5 Recruitment Practices That Belong in a Museum
If you visited a museum of antique recruitment practices, what curiosities would be on display? Rolodexes full of contact information, perhaps. Rotary telephones for setting up interviews. A map with tacks on it. But if the museum was curated by someone who knew their way around recruitment, you would see a number of things that still exist, and are commonly used.
1. A neglected applicant tracking system (ATS)
In the past, we stored information about past job applicants in file cabinets. The shift to computers made things easier, but too many employers fail to leverage their ATS as a recruitment resource. In a rush to bring new applicants, they forget about rising talents they may have interviewed in the past. The time might not have been right for those applicants. The position might not have been perfect. But needs change, and people evolve. That untapped ATS might contain fruitful, meaningful, and productive recruits. Better still, the applicants may now be hiring managers who, if they had a great experience with your brand, might well be converted to clients.
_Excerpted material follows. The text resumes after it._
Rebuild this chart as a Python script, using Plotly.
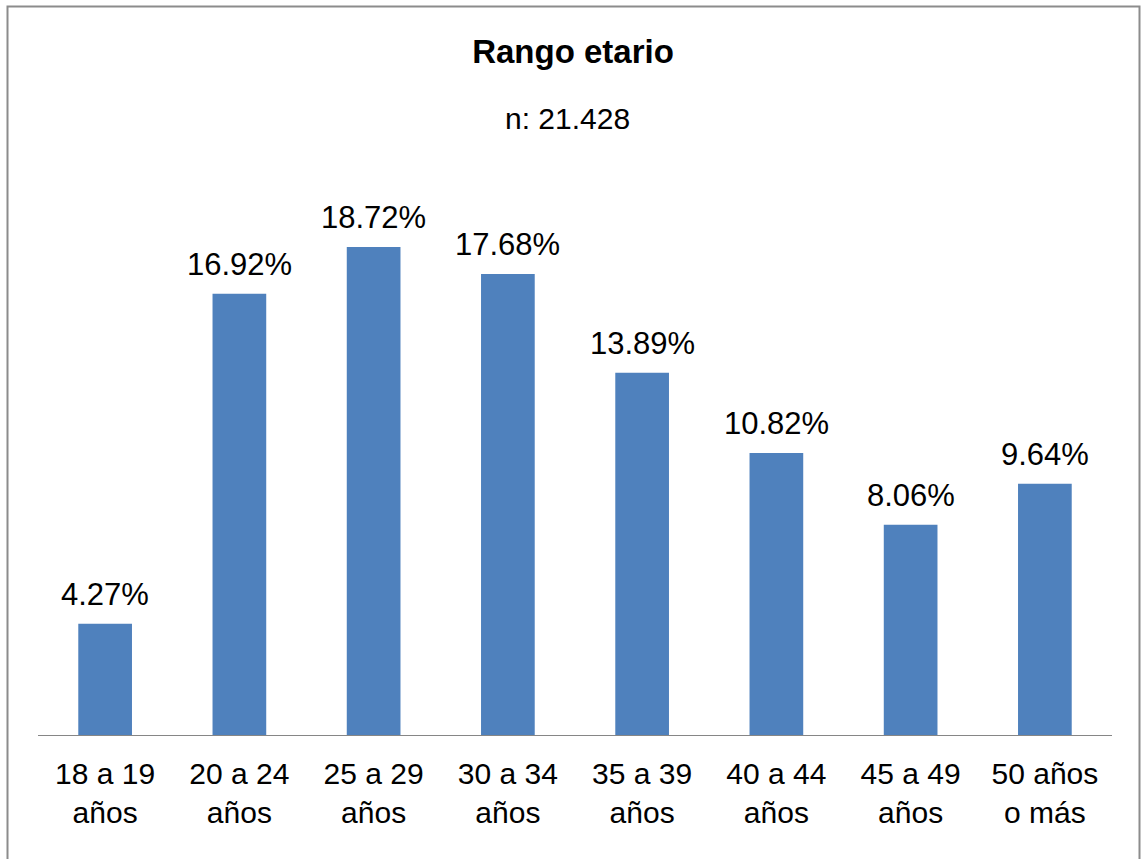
import plotly.graph_objects as go

# Age ranges and their share of respondents (%)
categories = ["18 a 19<br>años", "20 a 24<br>años", "25 a 29<br>años", "30 a 34<br>años",
              "35 a 39<br>años", "40 a 44<br>años", "45 a 49<br>años", "50 años<br>o más"]
values = [4.27, 16.92, 18.72, 17.68, 13.89, 10.82, 8.06, 9.64]
labels = [f"{v:.2f}%" for v in values]

W, H = 1142, 859
ML, MR, MT, MB = 38, 30, 170, 124
PW, PH = W - ML - MR, H - MT - MB
YMAX = 21.67

def px_x(px):
    return (px - ML) / PW

def px_y(py):
    return (H - MB - py) / PH

FONT = "Liberation Sans, Arial, sans-serif"

fig = go.Figure()
fig.add_trace(go.Bar(
    x=categories, y=values, width=0.4,
    marker=dict(color="#4F81BD", line=dict(width=0)),
    hoverinfo="skip",
))

# value labels above each bar
for c, v, t in zip(categories, values, labels):
    fig.add_annotation(x=c, y=v, text=t, showarrow=False, yanchor="bottom",
                       yshift=10, font=dict(family=FONT, size=31, color="#000000"))

# subtitle
fig.add_annotation(xref="paper", yref="paper", x=px_x(567), y=px_y(119), text="n: 21.428",
                   showarrow=False, xanchor="center", yanchor="middle",
                   font=dict(family=FONT, size=30, color="#000000"))

# chart frame
fig.add_shape(type="rect", xref="paper", yref="paper",
              x0=px_x(7.5), x1=px_x(1139.5), y0=px_y(880), y1=px_y(6.5),
              line=dict(color="#8C8C8C", width=2), fillcolor="rgba(0,0,0,0)")

fig.update_layout(
    width=W, height=H,
    margin=dict(l=ML, r=MR, t=MT, b=MB),
    paper_bgcolor="white", plot_bgcolor="white",
    showlegend=False,
    title=dict(text="<b>Rango etario</b>", x=573 / W, xanchor="center",
               y=1 - 51 / H, yanchor="middle",
               font=dict(family=FONT, size=33, color="#000000")),
    xaxis=dict(showline=True, linecolor="#868686", linewidth=1, ticks="",
               showgrid=False, zeroline=False, ticklabelstandoff=12,
               tickfont=dict(family=FONT, size=30, color="#000000")),
    yaxis=dict(range=[0, YMAX], visible=False, showgrid=False, zeroline=False),
)

fig.write_html("out.html")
2. A transcript of a formulaic e-mail or phone call
According to LinkedIn, 70% of the global workforce is passive (i.e. not actively looking to switch jobs), while 87% of the entire workforce (passive and active) is open to a job switch. Translation: Getting the attention of talented people requires thoughtful, customised effort.
People who are driven and talented might receive e-mails, LinkedIn Messages, Tweets or phone calls from several different recruiters in the course of a given week. Employers expect job applicants to personalise resumes and cover letters to show specific interest in the company. When it comes to talent recruitment, this is absolutely a two-way street. Blanket statements won’t cut it. Individuals want to know that the job on offer is just what they are looking for, rather than feeling like they are the transactable solution to the recruiter’s problems.
3. An old job opening
Unlike fine wine, job openings generally do not improve with age. We’ve seen that if a hiring process is too long and laborious, top candidates will often take themselves out of contention, either by accepting another offer or by losing interest. When recruiting for a specific need, it’s better to spend more time strengthening your strategy (e.g. identify some of your top candidates or most desirable qualities) before you bright a job opening to market. If lightning strikes, you want to be able to capture it – not be weighed down in deliberations.
4. Needs-based recruiting
This history of recruitment begins with an obvious proposition: A company needs to fill a position, so it makes an appeal to the job market. That proposition, like Newton’s theory of gravitation, has been superseded. A need-based and transactional approach to recruitment is a relic from a bygone era. Recruitment today is a continuous interaction with the job market, and a sustained conversation with talented people. It doesn’t leave recruitment entirely in the lap of the gods – it seeks to establish a proactive stance in which the long-term relationships between people, values, and compensation are better understood. We don’t know what new job titles will appear in five years, nor what skillsets will find their way into our industries. A rigid view on who will be relevant tomorrow is about as dated as it gets.
5. Job postings that only talk about responsibilities
Job postings that include a detailed job description – but say nothing about the company culture or deeper purpose – are quaint indeed. Who would be interested in such an opportunity, here in a world where openings with forward-thinking companies are bountiful?
That’s not to say that job descriptions should be abstract; but they certainly shouldn’t be limited to a stern list of requirements. In the current marketplace they need to draw people in with a vision, an attitude, a set of values and a sense of purpose - with a promise of something much more than just a pay cheque.
Successful recruitment requires more
Years of experience in the changing world of talent recruitment has shown us that the past has many lessons to teach. It’s important to understand why those tools and methods were used in the first place, so that we can understand why they’re no longer enough.